Friday, February 7, 2014

Two Horses

In the 1969 film Easy Rider, directed by Dennis Hopper, we come across the ideas of the past and present twisting ideas of the past, present and future and how it relates to the America dream. Within this film the ideas that the past nostalgia is prevented by the move towards the future are explored as Captain America and Billy the Kid travel from west to east.

At 12:30 in the film Billy and Captain America stop at a rancher's house to fix one of their motorcycles. Upon approaching, though they are welcomed, they scare the rancher's horse with the noise. Yet the two objects share more in common than a first glance would have on realize.

Within the narrative structure of this film lies a nostalgic yearning and grasp for the frontier dream; that is a movement from the clutter of city life to a more open space of opportunity and free range. While Captain America and Billy the Kid's movements take them from this freedom in the west to the more urban and social constricted east, they carry with them the symbols of this frontier movement in their motorcycles.

Not only is the vehicle shaped like a horse, as compared to the more compact car, its maintenance is very similar. As mirrored in the shot at 13:26 where the two objects share a frame, it takes a collective to hold and maintain the object. The horses show, much like a tire, must be removed and repaired as it is held. Its ranchers hold the objects still.

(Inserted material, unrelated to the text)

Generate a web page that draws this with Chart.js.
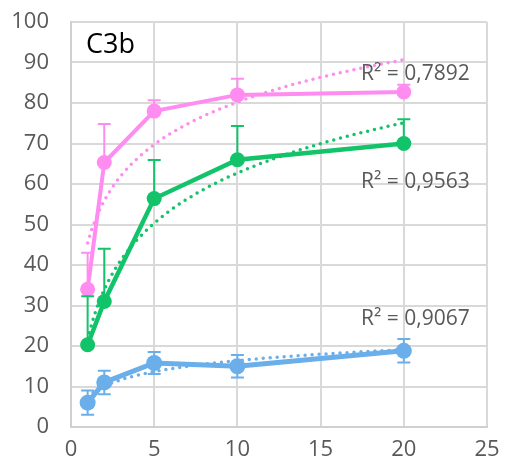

Both the horse and the motorcycles are the vehicles that propel one towards the west. Yet they represent the tension within the film. The horse is scared of the motorcycle; flesh scared by machine. In many ways it foreshadows much of the film's later moments upon entering the urban south. For as much as the motorcycle represents the idea of freedom and the frontier wildness and openness it is still a being of metal and urban origins. Its a piece of the future that finds itself wrapped up within the idea of looking to the past much like Captain America is.

It is of utmost importance we remember the line “can you turn it off, the noise is scaring my horse” uttered by the rancher. Captain America favors his lifestyle; one of being a free commune in the open west without the interference of society. While he does not critique his religion he can not stay here. Billy and Captain America, whether they know it or not, is the noise on a new horse. They can not achieve this lifestyle or dream not because they have already blown it with the pusher drug money but because they are using a metal, eastern made horse. They have become implicated by the very objects they ride.


The parallels represent much of the film's themes of a frontier aspect and freedom. While mirroring they become a twisted sense. Yes Billy and Captain America are yearning for a frontier, or at least Captain America is, but they can not achieve it. The pusher money as much as the metal horse has corrupted them in a way they must only propel backwards into the twisted, urban pull that will lead them only to ruin.